Shortcomings of ‘Honor Killing’ Act – Qisas and Diyat Laws prevail
Criminal Law (Amendment) 2004 did not address the issue of waiver in which perpetrators of the crime were afforded an opportunity to seeking forgiveness from the family of the victim. Qisas and Diyat laws are codification of the Islamic concept that the victim’s heirs can either seek retribution in equal measure or accept monetary compensation from the accused in return for surrendering their claim to legally pursue the case against him. A lacuna in the Qisas and Diayat law, which covers all offences against the human body, allows to make these offences compoundable i.e. open to compromise as a private matter between two parties, by providing for Qisas (retribution) and Diyat (compensation or blood money). As such, the family of the victim can forgive the murderer after receiving Diyat. As most honor crimes are committed by close relatives of the female victim, her family ‘pardons’ the murderer or is pressurized into accepting blood money (khoon baha). Also, most of the honor killings occur in settings of extreme poverty, so the victim’s family is virtually forced to make a compromise with the murderer for some financial benefit. This option is also preferred as litigation in courts is long-drawn requiring considerable financial resources.
Retribution of the murderer hinges on the Wali, the heir of the deceased or the victim. The Criminal Law (Amendment) 2004 also failed to address the issue of Wali, who ‘continued to be the central lynchpin of justice and retribution’. The Walis remain mediators of crime and murderers continue to get away scot free by law.
In addition to the formal legal system, a parallel legal system also exists in some parts of Pakistan. Such tribal councils in southern Punjab are called Panchayat and in Sindh, Jirga.
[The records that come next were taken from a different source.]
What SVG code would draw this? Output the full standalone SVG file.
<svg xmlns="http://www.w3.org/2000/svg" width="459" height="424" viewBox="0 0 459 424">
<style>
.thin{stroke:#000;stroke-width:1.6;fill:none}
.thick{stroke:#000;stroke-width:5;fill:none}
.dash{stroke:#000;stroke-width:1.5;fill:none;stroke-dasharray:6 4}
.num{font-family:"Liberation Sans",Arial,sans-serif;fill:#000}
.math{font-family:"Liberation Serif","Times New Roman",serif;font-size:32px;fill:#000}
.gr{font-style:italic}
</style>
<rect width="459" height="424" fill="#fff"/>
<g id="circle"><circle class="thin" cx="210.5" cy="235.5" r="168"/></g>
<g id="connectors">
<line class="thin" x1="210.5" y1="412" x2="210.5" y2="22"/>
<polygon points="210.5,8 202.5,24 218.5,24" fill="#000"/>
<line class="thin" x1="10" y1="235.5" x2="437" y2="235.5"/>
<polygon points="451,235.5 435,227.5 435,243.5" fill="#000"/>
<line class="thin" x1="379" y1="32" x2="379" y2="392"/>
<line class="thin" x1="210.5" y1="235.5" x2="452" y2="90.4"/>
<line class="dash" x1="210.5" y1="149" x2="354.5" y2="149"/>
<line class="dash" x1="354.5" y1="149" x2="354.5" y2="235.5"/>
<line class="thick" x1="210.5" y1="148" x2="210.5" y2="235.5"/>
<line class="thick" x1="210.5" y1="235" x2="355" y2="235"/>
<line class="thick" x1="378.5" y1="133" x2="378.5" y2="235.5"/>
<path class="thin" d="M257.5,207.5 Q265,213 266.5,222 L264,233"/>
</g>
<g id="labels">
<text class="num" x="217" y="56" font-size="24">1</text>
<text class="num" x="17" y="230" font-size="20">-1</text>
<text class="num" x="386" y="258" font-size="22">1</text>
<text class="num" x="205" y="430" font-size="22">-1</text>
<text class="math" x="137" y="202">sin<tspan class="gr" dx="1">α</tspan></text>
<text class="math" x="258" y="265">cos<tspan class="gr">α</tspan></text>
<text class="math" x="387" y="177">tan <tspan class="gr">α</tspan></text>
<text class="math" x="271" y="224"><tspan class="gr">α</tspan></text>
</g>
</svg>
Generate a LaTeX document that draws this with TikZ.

Although not recognized under law, Jirgas continue to function in rural areas under the tutelage of feudal lords and influential community elders, dispensing justice as per the members’ own cultural wisdom and gender perceptions.
Efforts to address parallel legal systems
Honor killings fall outside the formal legal framework – Jirga assumes the responsibility to adjudge the perceived crime, establish guilt and execute punishment, not the law or courts. The accused does not have any opportunity to defend her/ himself, and there exists no option of any punishment other than the ultimate punishment of death. Jirgas and Panchayats comprise of male elders in a community for dispute resolution who judge and hand down punishments according to their own socio-cultural construct and gender perceptions. Since the courts have a huge backlog of cases, litigations expensive and access to courts limited, people are left with no option but to resort to Jirgas for quick justice. Women suffer more at the hands of these Jirgas as they rarely have access to other judicial forums.
An attempt to curb incidence of honor killing would remain deficient unless efforts are undertaken to uproot extra-judicial mechanisms like Jirgas and Panchayats, which are the first, and often final, port of call for seeking justice. The Sindh High Court (SHC) ruled in 2004 that Jirgas were illegal. Justice Rehmat Hussain Jaffery pointed out that since Jirgas exercised legislative, judicial and executive authority, they usurped and undermined the power of the State, and were therefore unconstitutional. National Commission on Status of Women (NCSW) also lodged a petition in the Supreme Court of Pakistan in 2011 pointing out that the parallel legal systems violate State laws and deprive the citizens of the opportunity to a fair trial and justice and are as such illegal and inhuman. The petition, which is currently being heard by the Court, asks for individuals engaged in this practice to be punished.
The prime protectors of the jirga system are feudal lords who usually are in positions of political power. This was evidenced in 2010 when after SHC had ruled Jirgas as unconstitutional, PPP Senator Islamuddin Sheikh convened a Jirga at his residence in Sukkur to settle a dispute between the Lakhan and Mirani communities, as also the president of the Sindh chapter of the PML-Q, Ghaus Bakhsh Khan Mahar, who settled a dispute through a Jirga that arose when an FIR was lodged against two individuals for kidnapping a former naib nazim.